I'm looking back now and I don't believe I was any younger than my neice is today when I was captivated by my first fictitious murder. In fact, I'd bet my knickerbockers and shoulder pads I was around age 13 when I picked up Christie's Evil Under the Sun.
So why hesitate to let Lili, my lovely niece, read, say, A Plot to Die For, my homage to that very novel? In my story, I have a group of well-to-do types lolling at a luxury boutique hotel when, shock horror, a murder is committed. And, as is the way with murder mysteries, it must promptly be solved by my friendly visiting Ghostwriter, Roxy Parker (think Miss Marple but a lot younger, cooler and in way better clothes).
And still I hesitate...
Is it the occasional profanity in my books?
It can't really be that, can it? I mean, surely Lili would hear much, much worse every day on the bus, in the school yard, on her family television set. Kids today are so much savvier and more blasé than we ever were. Swear words are one thing, blasphemy wouldn't even trigger an eyebrow raise. She may not even have heard of the term, so innocuous is it in modern Australian society.
Is it the fear that she will see me in a different light?

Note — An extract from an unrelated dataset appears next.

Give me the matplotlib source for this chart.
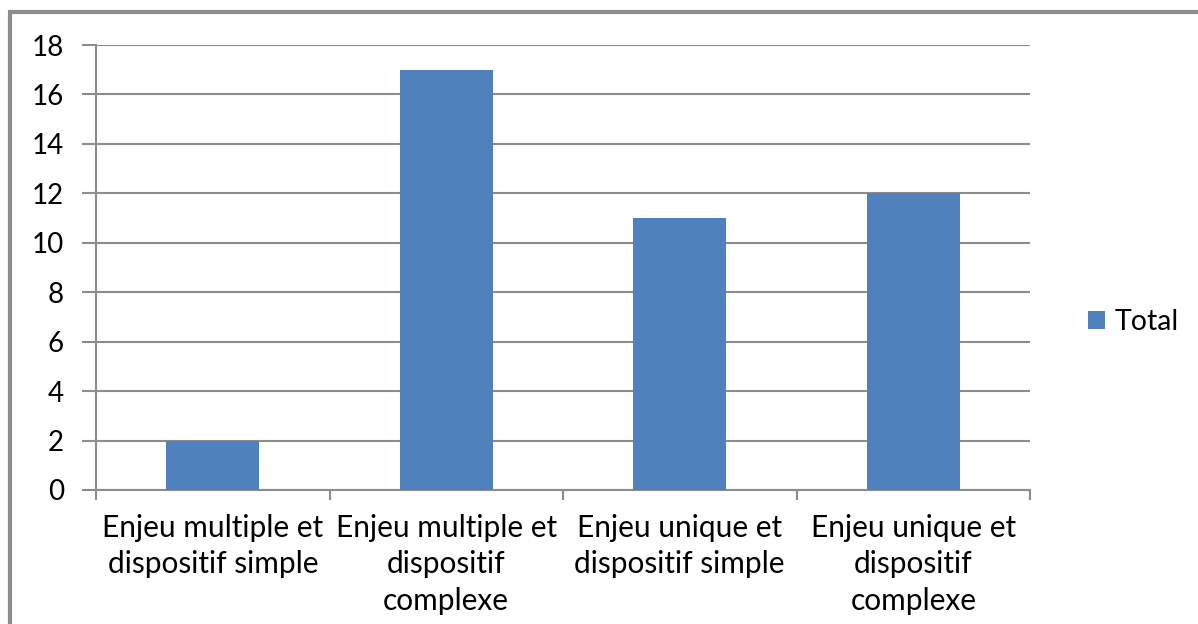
import matplotlib.pyplot as plt
from matplotlib.patches import Rectangle
import numpy as np

plt.rcParams['font.family'] = ['Lato', 'DejaVu Sans']

categories = ['Enjeu multiple et\ndispositif simple',
              'Enjeu multiple et\ndispositif\ncomplexe',
              'Enjeu unique et\ndispositif simple',
              'Enjeu unique et\ndispositif\ncomplexe']
totals = [2, 17, 11, 12]
yticks = [0, 2, 4, 6, 8, 10, 12, 14, 16, 18]

W, H = 1198, 624
fig = plt.figure(figsize=(W / 100, H / 100), dpi=100)
ax = fig.add_axes([96 / W, 1 - 490 / H, (1030 - 96) / W, (490 - 45) / H])

grey = '#8c8c8c'
x = np.arange(len(categories))
ax.bar(x, totals, width=0.4, color='#4F81BD', label='Total', zorder=3)

ax.set_xlim(-0.5, len(categories) - 0.5)
ax.set_ylim(0, 18)
ax.set_yticks(yticks)
ax.set_yticklabels([str(v) for v in yticks], fontsize=20)
ax.yaxis.grid(True, color=grey, linewidth=1.5, zorder=0)
ax.set_axisbelow(True)

# category boundary ticks, labels at centres
ax.set_xticks(np.arange(len(categories) + 1) - 0.5)
ax.set_xticklabels([''] * (len(categories) + 1))
ax.set_xticks(x, minor=True)
ax.set_xticklabels(categories, minor=True, fontsize=21.5, linespacing=1.38, va='top')
ax.tick_params(axis='x', which='minor', length=0, pad=17)
ax.tick_params(axis='x', which='major', length=7, width=1.5, color=grey)
ax.tick_params(axis='y', length=10, width=1.5, color=grey, pad=13)

for side in ['top', 'right']:
    ax.spines[side].set_visible(False)
for side in ['left', 'bottom']:
    ax.spines[side].set_color(grey)
    ax.spines[side].set_linewidth(1.5)

ax.legend(loc='center left', bbox_to_anchor=(1062 / W, 1 - 322 / H),
          bbox_transform=fig.transFigure, frameon=False, fontsize=20.5,
          handlelength=0.6, handleheight=0.6, handletextpad=0.35)

# outer chart border (cut off at right and bottom)
fig.add_artist(Rectangle((10 / W, -0.1), 1.2, 1 - 12 / H + 0.1,
                         transform=fig.transFigure, fill=False,
                         edgecolor=grey, linewidth=3))

fig.savefig('out.png', dpi=100, facecolor='white')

I'm not the straightest Aunt she has, or even the sweetest by anyone's measure, but I'm also pretty sure, at this stage anyway, that Lili doesn't consider me a madwoman whose daily job involves conjuring up weird and wonderful ways to bump people off. Does she need to know I've imagined slitting someone's throat? That I've delighted in whacking a sleazy husband over the head with his treasured golf club? That it's all in a day's work for me; that my mind is that dark? Will she start to look at me sideways next time I stop to visit, and maybe even remove the sharp knives from the kitchen drawer?
Probably not, that's a bit extreme, but nonetheless it gets you thinking.

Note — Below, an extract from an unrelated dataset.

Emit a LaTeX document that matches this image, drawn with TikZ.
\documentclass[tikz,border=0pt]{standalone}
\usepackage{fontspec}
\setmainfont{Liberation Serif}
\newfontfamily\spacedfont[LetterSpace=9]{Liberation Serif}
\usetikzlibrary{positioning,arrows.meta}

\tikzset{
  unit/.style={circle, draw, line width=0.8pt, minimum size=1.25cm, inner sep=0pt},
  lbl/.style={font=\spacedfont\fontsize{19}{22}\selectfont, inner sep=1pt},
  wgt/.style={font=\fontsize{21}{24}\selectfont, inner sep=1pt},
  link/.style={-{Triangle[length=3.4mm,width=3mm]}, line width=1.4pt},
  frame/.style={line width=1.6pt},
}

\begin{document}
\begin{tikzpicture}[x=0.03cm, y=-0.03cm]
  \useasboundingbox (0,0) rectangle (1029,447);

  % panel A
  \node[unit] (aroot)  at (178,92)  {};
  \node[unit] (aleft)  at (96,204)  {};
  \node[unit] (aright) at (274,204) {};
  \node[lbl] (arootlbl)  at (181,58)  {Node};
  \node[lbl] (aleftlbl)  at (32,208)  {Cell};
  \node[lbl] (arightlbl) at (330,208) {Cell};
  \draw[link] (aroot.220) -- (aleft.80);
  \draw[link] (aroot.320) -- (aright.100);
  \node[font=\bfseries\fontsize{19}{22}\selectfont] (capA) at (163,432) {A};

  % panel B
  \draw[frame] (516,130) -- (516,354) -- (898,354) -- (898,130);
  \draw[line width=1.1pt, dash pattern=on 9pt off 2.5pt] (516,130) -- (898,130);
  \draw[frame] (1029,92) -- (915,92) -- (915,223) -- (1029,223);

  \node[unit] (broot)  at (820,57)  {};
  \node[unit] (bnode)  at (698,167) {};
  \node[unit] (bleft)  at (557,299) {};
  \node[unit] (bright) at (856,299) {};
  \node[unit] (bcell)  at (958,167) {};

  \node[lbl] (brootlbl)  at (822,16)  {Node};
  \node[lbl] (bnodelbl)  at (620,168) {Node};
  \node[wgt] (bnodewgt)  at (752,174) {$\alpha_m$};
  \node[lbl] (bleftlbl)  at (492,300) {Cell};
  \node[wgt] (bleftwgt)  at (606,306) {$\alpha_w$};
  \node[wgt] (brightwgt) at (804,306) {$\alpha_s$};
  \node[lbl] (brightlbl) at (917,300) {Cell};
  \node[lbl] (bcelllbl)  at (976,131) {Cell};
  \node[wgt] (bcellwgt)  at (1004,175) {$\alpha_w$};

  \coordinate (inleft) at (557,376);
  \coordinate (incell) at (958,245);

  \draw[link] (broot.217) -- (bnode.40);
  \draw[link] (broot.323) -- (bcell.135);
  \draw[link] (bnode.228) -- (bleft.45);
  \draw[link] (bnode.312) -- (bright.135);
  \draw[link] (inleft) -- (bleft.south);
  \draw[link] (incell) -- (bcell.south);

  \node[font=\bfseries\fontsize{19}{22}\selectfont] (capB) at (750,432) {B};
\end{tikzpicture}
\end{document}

Perhaps I'm just scared I won't live up?
It's one thing to have strangers dislike your novels, it's quite another to be on the nose with those you, well, know. Even amongst grown-ups, I have always hesitated to recommend my stuff to loved ones, or distant friends for that matter. If they read it and despise it or, worse, get bored and stop halfway (is there any worse fate for a writer?) will that sully our relationship? Will that cloud their judgement somehow?
Forget about the knives, will Lili struggle to look me in the eye next time I come to visit?

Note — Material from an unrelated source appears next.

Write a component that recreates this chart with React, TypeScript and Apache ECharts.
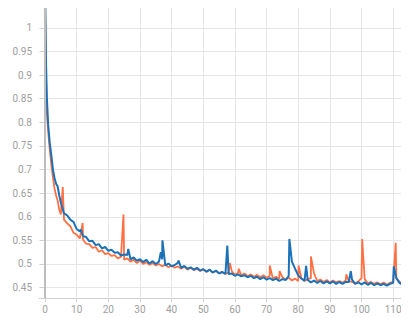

These are all vainglorious questions, pure self-indulgence, I know that. But they're questions I ask myself each and every time I publish a new novel. And now that a beloved niece wants to read one, they're questions I wish I could answer.
Instead, I guess I'll let her decide for herself. Tell her to do as most of my readers do, and check out the synopsis, read the sample chapter and decide for herself.
But I'll also quickly add: if she decides my books are too rude, or boring or, like, total crap, please don't tell me. I don't think I want to know.
Happy (age-appropriate) reading everyone.